Di lain sisi, start-up berbasis koperasi atau start-up coop juga mulai hadir di tengah-tengah milenial. Start-up coop ini disebut-sebut sebagai cara baru milenial berkoperasi. Danaprospera merupakan contoh bagaimana sebuah platform crowdfunding berbasis koperasi atau fintech pertama di Indonesia dengan izin koperasi pinjam meminjam. Sifat kepemilikannya merupakan mitra bersama berbasis gotong royong dan saling berkolaborasi. Salah satu upaya Danaprospera dalam mengembangkan usahanya yaitu menjalin kerjasama dengan Himpunan Pengusaha Muda Indonesia (HIPMI) Surabaya memperkenalkan fitur Rekening Komunitas – sebuah layanan dimana para anggota koperasi dapat berinvetasi ke sektor riil UMKM hanya dengan membuka tabungan bermodal minimal 100 ribu[ii].

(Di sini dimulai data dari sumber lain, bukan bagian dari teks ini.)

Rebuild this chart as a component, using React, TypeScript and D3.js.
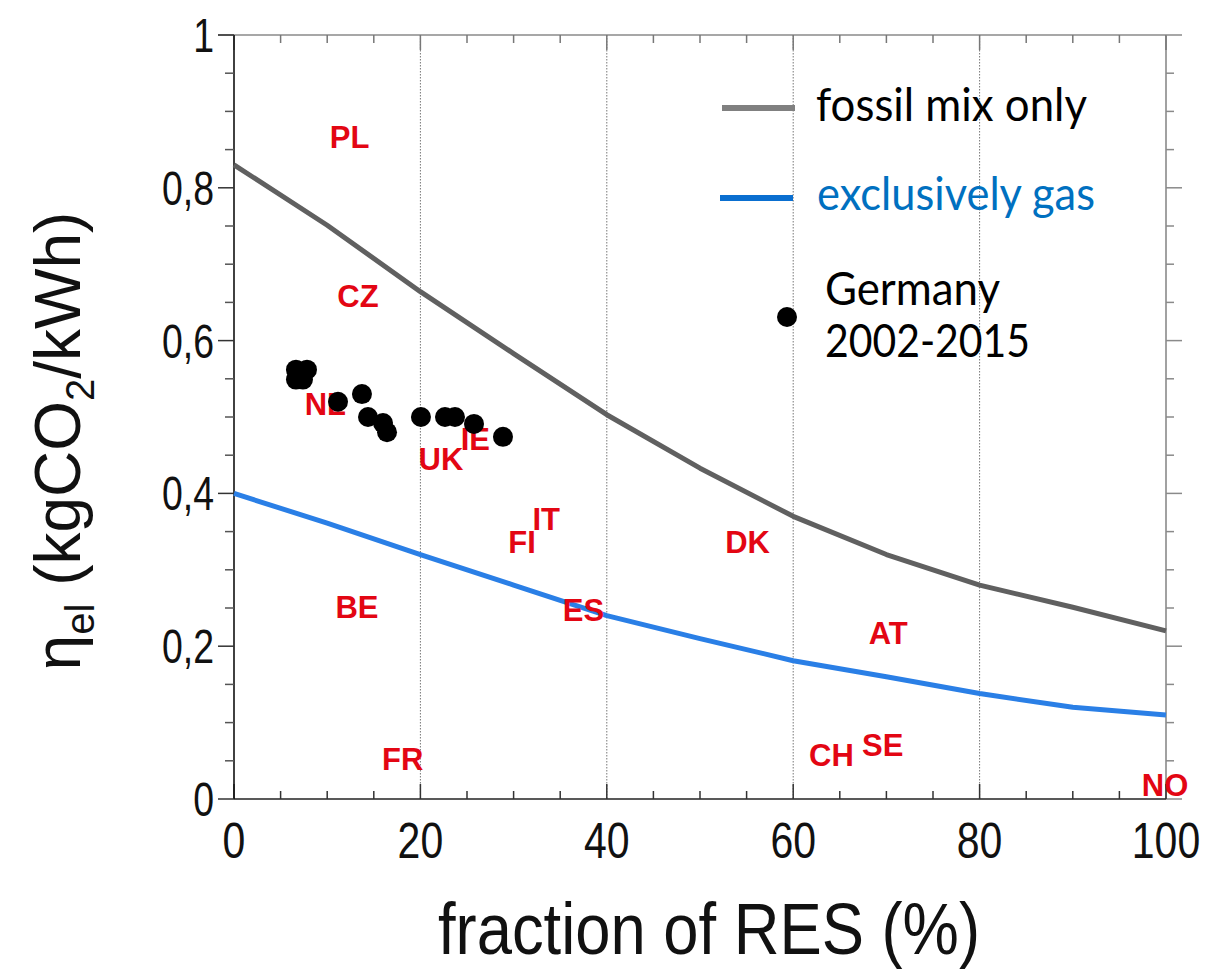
import React, { useEffect } from "react";
import * as d3 from "d3";

// Emission intensity of electricity vs. share of renewable sources
const resGrid = [0, 10, 20, 30, 40, 50, 60, 70, 80, 90, 100];
const fossilMix = [0.83, 0.751, 0.664, 0.583, 0.503, 0.433, 0.37, 0.32, 0.28, 0.251, 0.22];
const gasOnly = [0.4, 0.361, 0.32, 0.28, 0.24, 0.21, 0.181, 0.16, 0.138, 0.12, 0.11];

// Germany 2002-2015: RES share (%) and intensity (kgCO2/kWh)
const germanyRes = [6.65, 7.83, 6.65, 7.4, 11.16, 13.73, 14.38, 15.99, 16.42, 20.06, 22.64, 23.71, 25.75, 28.86];
const germanyEta = [0.562, 0.562, 0.549, 0.549, 0.52, 0.53, 0.5, 0.492, 0.48, 0.5, 0.5, 0.5, 0.491, 0.474];

// Country markers
const countries = ["PL", "CZ", "NL", "UK", "IE", "IT", "FI", "DK", "ES", "BE", "FR", "AT", "CH", "SE", "NO"];
const countryRes = [12.4, 13.3, 9.8, 22.2, 25.9, 33.5, 30.9, 55.1, 37.5, 13.2, 18.1, 70.2, 64.1, 69.6, 99.9];
const countryEta = [0.866, 0.658, 0.517, 0.445, 0.471, 0.367, 0.336, 0.336, 0.247, 0.251, 0.052, 0.217, 0.058, 0.071, 0.018];

const xTickValues = [0, 20, 40, 60, 80, 100];
const yTickValues = [0, 0.2, 0.4, 0.6, 0.8, 1];
const yTickLabels = ["0", "0,2", "0,4", "0,6", "0,8", "1"];

const W = 1208;
const H = 970;
const x = d3.scaleLinear().domain([0, 100]).range([234, 1166]);
const y = d3.scaleLinear().domain([0, 1]).range([799, 35]);

const sans = "'Liberation Sans', Arial, sans-serif";
const legendFont = "Lato, 'Open Sans', sans-serif";
// condensed look for tick labels and x title
const CONDENSE = 0.82;

export default function App() {
  useEffect(() => {
    document.body.style.margin = "0";
  }, []);

  const lineGen = d3
    .line<number>()
    .x((_, i) => x(resGrid[i]))
    .y((d) => y(d));

  const xMinor = d3.range(0, 100.001, 5);
  const yMinor = d3.range(0, 1.0001, 0.05);
  const isMajorX = (v: number) => Math.round(v) % 20 === 0;
  const isMajorY = (v: number) => Math.round(v * 100) % 20 === 0;

  const [x0, x1] = x.range();
  const [y0, y1] = y.range();

  return (
    <svg width={W} height={H} style={{ display: "block", background: "#fff" }}>
      {/* vertical dotted gridlines */}
      {xTickValues
        .filter((v) => v > 0 && v < 100)
        .map((v) => (
          <line
            key={"g" + v}
            x1={x(v)}
            x2={x(v)}
            y1={y1}
            y2={y0}
            stroke="#777"
            strokeWidth={1}
            strokeDasharray="1.5,1.5"
          />
        ))}

      {/* frame: top and right in gray */}
      <line x1={x0 - 16} x2={x1} y1={y1} y2={y1} stroke="#8a8a8a" strokeWidth={1.6} />
      <line x1={x1} x2={x1} y1={y1} y2={y0} stroke="#8a8a8a" strokeWidth={1.6} />

      {/* top ticks (inward) */}
      {xMinor.map((v) => (
        <line
          key={"tt" + v}
          x1={x(v)}
          x2={x(v)}
          y1={y1}
          y2={y1 + (isMajorX(v) ? 15 : 8)}
          stroke="#777"
          strokeWidth={1.5}
        />
      ))}
      {/* right ticks (outward) */}
      {yMinor.map((v) => (
        <line
          key={"rt" + v}
          x1={x1}
          x2={x1 + (isMajorY(v) ? 16 : 8)}
          y1={y(v)}
          y2={y(v)}
          stroke="#8a8a8a"
          strokeWidth={1.5}
        />
      ))}

      {/* bottom axis */}
      <line x1={x0} x2={x1} y1={y0} y2={y0} stroke="#222" strokeWidth={1.6} />
      {xMinor.map((v) => (
        <line
          key={"bt" + v}
          x1={x(v)}
          x2={x(v)}
          y1={y0}
          y2={y0 - (isMajorX(v) ? 15 : 8)}
          stroke="#333"
          strokeWidth={1.5}
        />
      ))}
      {/* left axis */}
      <line x1={x0} x2={x0} y1={y1} y2={y0} stroke="#111" strokeWidth={1.6} />
      {yMinor.map((v) => (
        <line
          key={"lt" + v}
          x1={x0 - (isMajorY(v) ? 16 : 9)}
          x2={x0}
          y1={y(v)}
          y2={y(v)}
          stroke={isMajorY(v) ? "#333" : "#555"}
          strokeWidth={1.5}
        />
      ))}

      {/* tick labels */}
      {xTickValues.map((v) => (
        <text
          key={"xl" + v}
          transform={`translate(${x(v)},858) scale(${CONDENSE},1)`}
          textAnchor="middle"
          fontFamily={sans}
          fontSize={50}
          fill="#111"
        >
          {v}
        </text>
      ))}
      {yTickValues.map((v, i) => (
        <text
          key={"yl" + v}
          transform={`translate(214,${y(v) + 17}) scale(0.78,1)`}
          textAnchor="end"
          fontFamily={sans}
          fontSize={48}
          fill="#111"
        >
          {yTickLabels[i]}
        </text>
      ))}

      {/* axis titles */}
      <text
        transform="translate(709,954) scale(0.88,1)"
        textAnchor="middle"
        fontFamily={sans}
        fontSize={72}
        fill="#111"
      >
        fraction of RES (%)
      </text>
      <text
        transform="translate(80,441) rotate(-90)"
        textAnchor="middle"
        fontFamily={sans}
        fontSize={64}
        fill="#111"
      >
        <tspan>η</tspan>
        <tspan fontSize={40} dy={14}>el</tspan>
        <tspan dy={-14}> (kgCO</tspan>
        <tspan fontSize={40} dy={14}>2</tspan>
        <tspan dy={-14}>/kWh)</tspan>
      </text>

      {/* model curves */}
      <path d={lineGen(fossilMix) || ""} fill="none" stroke="#606060" strokeWidth={5} strokeLinejoin="round" />
      <path d={lineGen(gasOnly) || ""} fill="none" stroke="#2a7fe6" strokeWidth={5} strokeLinejoin="round" />

      {/* country labels */}
      {countries.map((c, i) => (
        <text
          key={c}
          x={x(countryRes[i])}
          y={y(countryEta[i]) + 11}
          textAnchor="middle"
          fontFamily={sans}
          fontWeight="bold"
          fontSize={31}
          fill="#e30613"
        >
          {c}
        </text>
      ))}

      {/* Germany trajectory */}
      {germanyRes.map((r, i) => (
        <circle key={"de" + i} cx={x(r)} cy={y(germanyEta[i])} r={10} fill="#000" />
      ))}

      {/* legend */}
      <line x1={722} x2={795} y1={108} y2={108} stroke="#808080" strokeWidth={6} />
      <text
        x={816}
        y={121}
        fontFamily={legendFont}
        fontSize={46}
        fill="#000"
        textLength={271}
        lengthAdjust="spacingAndGlyphs"
      >
        fossil mix only
      </text>
      <line x1={720} x2={793} y1={198} y2={198} stroke="#0a6fd0" strokeWidth={6} />
      <text
        x={817}
        y={210}
        fontFamily={legendFont}
        fontSize={46}
        fill="#0070c0"
        textLength={278}
        lengthAdjust="spacingAndGlyphs"
      >
        exclusively gas
      </text>
      <circle cx={787} cy={317} r={10} fill="#000" />
      <text
        x={825}
        y={305}
        fontFamily={legendFont}
        fontSize={46}
        fill="#000"
        textLength={175}
        lengthAdjust="spacingAndGlyphs"
      >
        Germany
      </text>
      <text
        x={825}
        y={357}
        fontFamily={legendFont}
        fontSize={46}
        fill="#000"
        textLength={205}
        lengthAdjust="spacingAndGlyphs"
      >
        2002-2015
      </text>
    </svg>
  );
}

Prinsip kolaborasi milenial ini diproyeksikan akan terus memunculkan wajah-wajah baru koperasi di zaman now tanpa mengabaikan spirit gotong royong dan kebersamaan. Bukan tidak mungkin, ke depan wajah koperasi tidak lagi hanya sebatas simpan pinjam atau multiguna, melainkan muncul koperasi dalam berbagai bentuk dan jenis.
Bangun Sinergitas
Mereposisi wajah baru koperasi dalam konteks saat ini patut diacungi jempol. Koperasi tidak lagi terkungkung pada stigma yang melekat selama ini: tertinggal, berjalan lamban, timbul tenggelam, mati suri. Koperasi perlahan hadir dengan wajah baru. Kini saatnya kita tidak terlalu berorientasi pada kuantitas koperasi, melainkan kualitas. Kualitas ini yang diharapkan bisa menjadi fokus untuk memperkuat berbagai sisi, baik di pelayanan maupun kelembagaan, pengembangan bisnis, serta mendorong kesejahteraan para anggotanya. Teknologi digital yang telah ada terus dikembangkan dan dibangun untuk memperluas jaringan bisnis dan konektivitas koperasi, serta pengelolaan organisasi yang efektif dan efisien. Dengan teknologi yang melahirkan transparansi dan akuntabilitas diharapkan dapat meningkatkan kepercayaan melalui kolaborasi dengan mitra strategis. Bonus demografi dan keberadaan milenial perlu segera disikapi dengan penciptaan dan pelibatan dalam kerangka strategi SDM berkualitas. Pilihannya, memilenialkan koperasi atau mengkoperasikan milenial. Oleh karena itu, optimalisasi media sosial sebagai platform milenial masa kini dioptimalkan sebagai interaksi dua arah dalam upaya menggaet milenial. Memiliki media sosial atau pun online platform lainnya tidaklah cukup, diperlukan pembaruan dan kreativitas berkelanjutan. Interaksi dua arah, meramu konten dan layanan yang menarik perlu menjadi perhatian, termasuk pemberdayaan komunitas online dan netizen.